Председатель изобразил на своем лице удивление:
— Реваз, сынок! Как говорит Топрака, вот тебе ружье, а вот птички. Вон она, земля, а рулетка у нас найдется. Обмерить и подсчитать — нетрудное дело.
— Я сам уже сделал обмер, и оказалось как раз столько, сколько полагается. Может, десять — пятнадцать метров лишних. Вы лучше у других поищите излишки. Я могу на многих вам указать.
— Комиссия занималась этим делом целый месяц и отмерила каждому, сколько по закону положено. Пять человек работало — не будешь же ты один их учить!
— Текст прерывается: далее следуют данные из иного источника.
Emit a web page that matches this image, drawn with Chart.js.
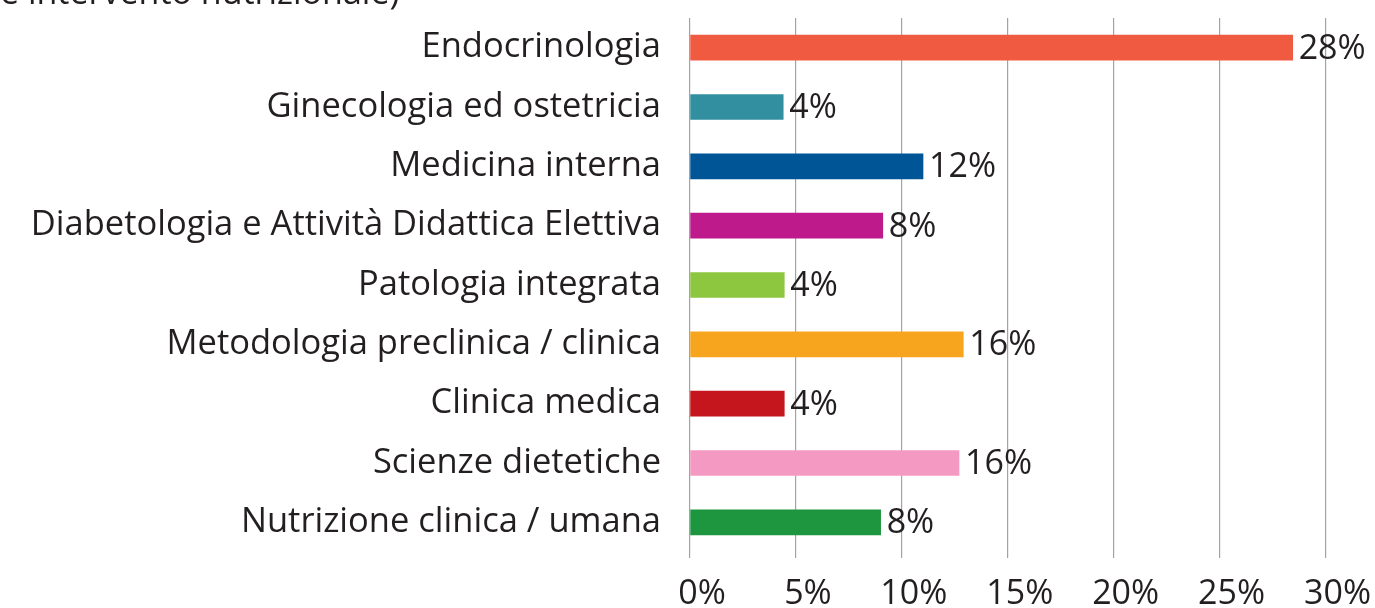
<!DOCTYPE html>
<html>
<head>
<meta charset="utf-8">
<script src="https://cdn.jsdelivr.net/npm/chart.js@4"></script>
<style>
    html, body { margin: 0; padding: 0; background: #fff; overflow: hidden; }
    .wrap { position: relative; width: 1375px; height: 608px; }
    .caption {
        position: absolute; left: 0; top: -26px;
        font-family: "Open Sans", sans-serif; font-size: 34px; line-height: 34px;
        color: #231f20; white-space: nowrap;
    }
</style>
</head>
<body>
<div class="wrap">
    <div class="caption">e intervento nutrizionale)</div>
    <canvas id="myChart" width="1375" height="608"></canvas>
</div>
<script>
const categories = [
    'Endocrinologia',
    'Ginecologia ed ostetricia',
    'Medicina interna',
    'Diabetologia e Attività Didattica Elettiva',
    'Patologia integrata',
    'Metodologia preclinica / clinica',
    'Clinica medica',
    'Scienze dietetiche',
    'Nutrizione clinica / umana'
];
// bar lengths as drawn in the picture
const barValues = [28.45, 4.4, 11.0, 9.1, 4.45, 12.9, 4.45, 12.7, 9.0];
// percentages printed next to the bars
const printedValues = [28, 4, 12, 8, 4, 16, 4, 16, 8];
const barColors = ['#F05A40', '#328FA0', '#005596', '#BE1A8C', '#8DC63F', '#F7A51E', '#C4161C', '#F49AC2', '#1E9640'];
const xMax = 30;
const xStep = 5;

const textColor = '#231f20';
const fontFamily = '"Open Sans", sans-serif';
const fontSize = 34;

const valueLabels = {
    id: 'valueLabels',
    afterDatasetsDraw(chart) {
        const ctx = chart.ctx;
        const meta = chart.getDatasetMeta(0);
        ctx.save();
        ctx.font = fontSize + 'px ' + fontFamily;
        ctx.fillStyle = textColor;
        ctx.textAlign = 'left';
        ctx.textBaseline = 'alphabetic';
        meta.data.forEach((bar, i) => {
            ctx.fillText(printedValues[i] + '%', bar.x + 6, bar.y + 11);
        });
        ctx.restore();
    }
};

const myChart = new Chart(document.getElementById('myChart'), {
    type: 'bar',
    data: {
        labels: categories,
        datasets: [{
            data: barValues,
            backgroundColor: barColors,
            borderWidth: 0,
            barThickness: 25
        }]
    },
    options: {
        indexAxis: 'y',
        responsive: false,
        animation: false,
        layout: { padding: { top: 18, right: 46, bottom: 0, left: 0 } },
        plugins: {
            legend: { display: false },
            tooltip: { enabled: false }
        },
        scales: {
            x: {
                min: 0,
                max: xMax,
                ticks: {
                    stepSize: xStep,
                    callback: (v) => v + '%',
                    color: textColor,
                    font: { family: fontFamily, size: fontSize },
                    padding: 16,
                    labelOffset: 12,
                    maxRotation: 0
                },
                grid: {
                    color: '#a3a3a3',
                    lineWidth: 1.2,
                    tickLength: 6
                },
                border: { display: false },
                afterFit: (s) => { s.height = 56; }
            },
            y: {
                ticks: {
                    color: textColor,
                    font: { family: fontFamily, size: 34.5 },
                    padding: 21
                },
                grid: { display: false },
                border: { display: false },
                afterFit: (s) => {
                    s.width = 690;
                    s.paddingTop = 0;
                    s.paddingBottom = 0;
                }
            }
        }
    },
    plugins: [valueLabels]
});
</script>
</body>
</html>
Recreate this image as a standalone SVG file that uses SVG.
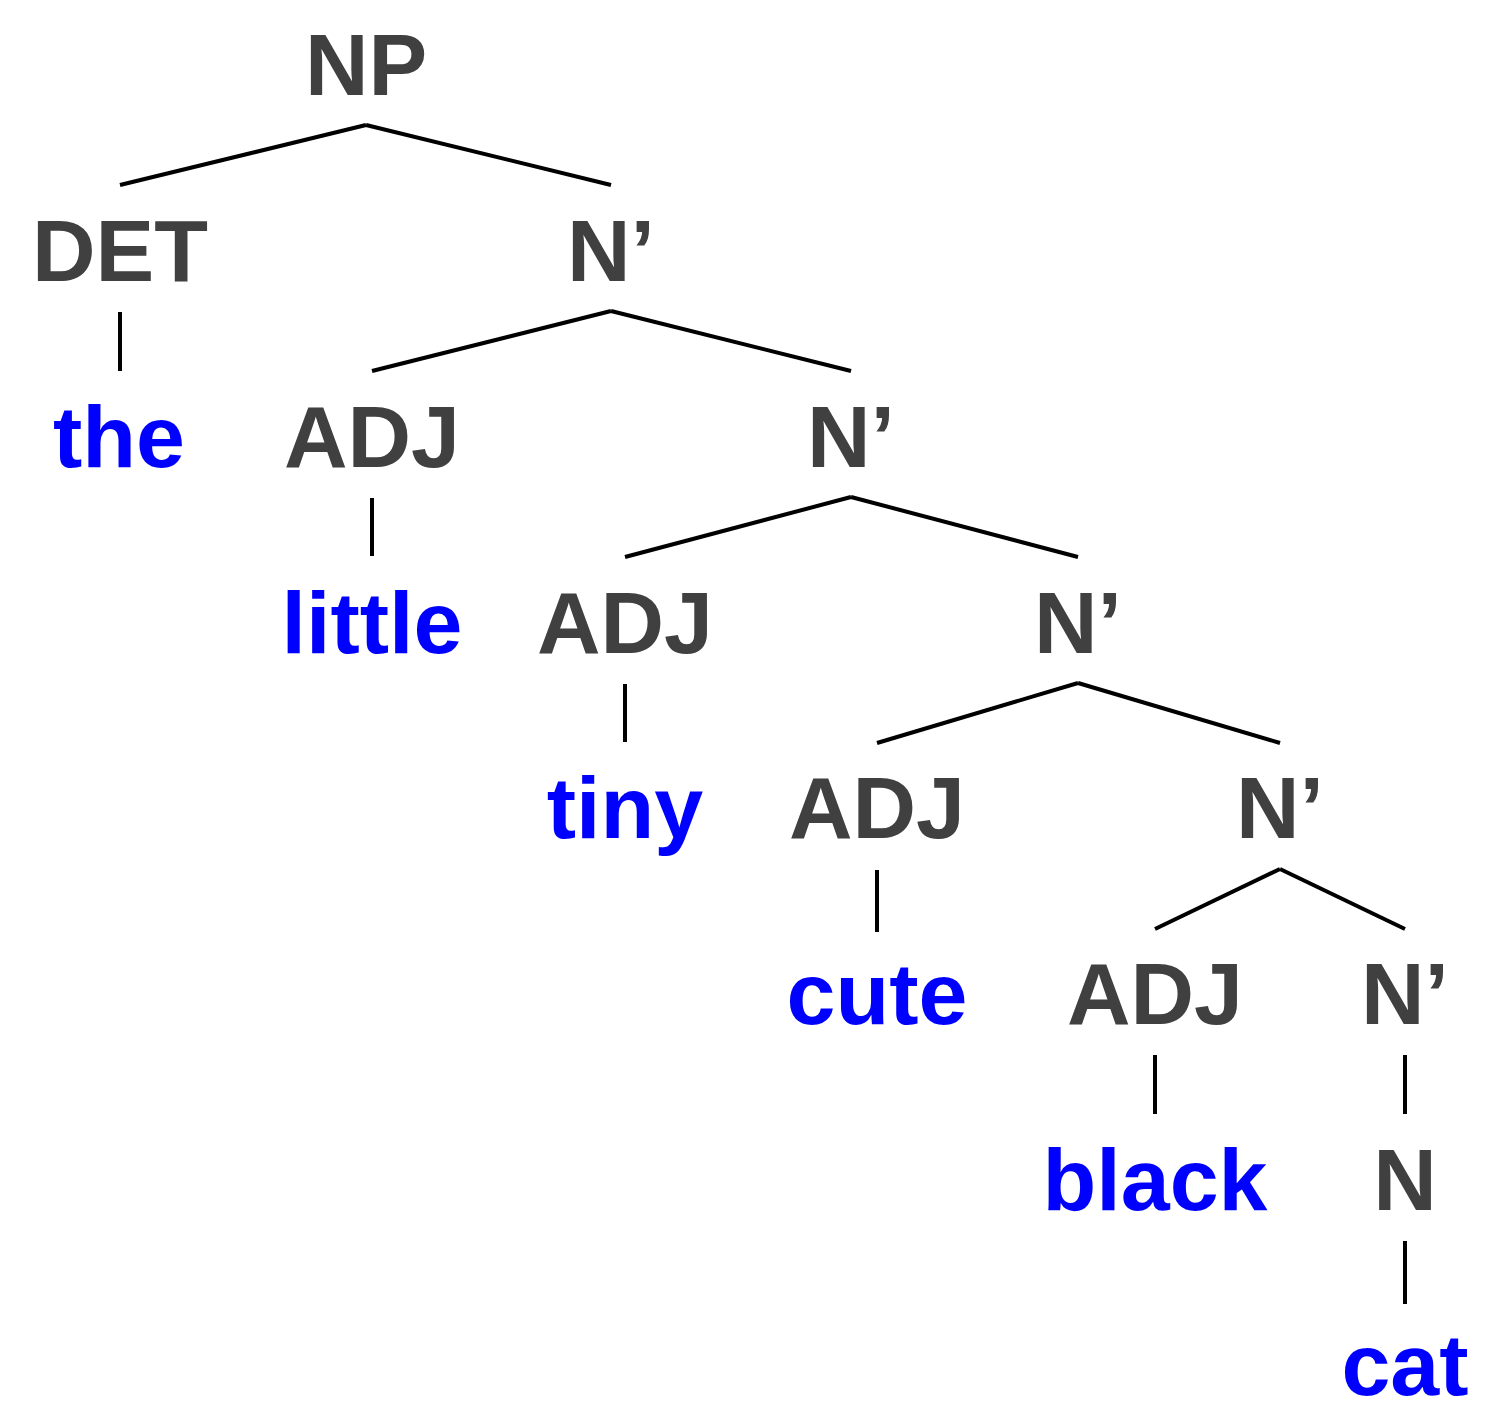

— Нет, буду. До виноградника Сабеды пальцем никто не дотронется. Довольно с вас и того, что уже второй год урожай с этих трех рядов собирает колхоз, а бедная старуха платит налоги за весь участок. Если эти три ряда принадлежат не ей, зачем же вы ее за них облагаете?
— О налогах спрашивай сельсовет, колхоз за его действия не отвечает. Если Наскида в самом деле берет с нее лишнее, это, конечно, никуда не годится.
— Кто там и за что должен отвечать, разбирайтесь сами, а я говорю, что в виноградник Сабеды ногой никто не ступит!
— Рева-аз! Эти три ряда числятся за твоей бригадой. Если колхоз не соберет с них винограда в этом году, то недостающее возьмем из твоего личного виноградника.
— Руки коротки! Ни того, ни другого не посмеете тронуть!
— Ты что это, — дядя Нико, навалившись грудью на стол, уставился грозным взглядом на бригадира. Брови его были нахмурены, мелкие морщинки, разбегавшиеся от глаз, обозначились резче. — Ты что это, против колхоза решил пойти?
— Нет. Против комиссии.
— Рева-аз! Поостерегись! Я ведь знаю тебя и снаружи, и изнутри, как солдат свой котелок! Знаю, отчего у тебя живот схватывает! Сабеда тут ни при чем. Если тебе неизвестно, что ожидает присвоителя или расхитителя колхозного имущества, что ж, научим. Выискался тут заступник угнетенных и обиженных! Точно у него больше, чем у меня, болит душа за эту бедную женщину!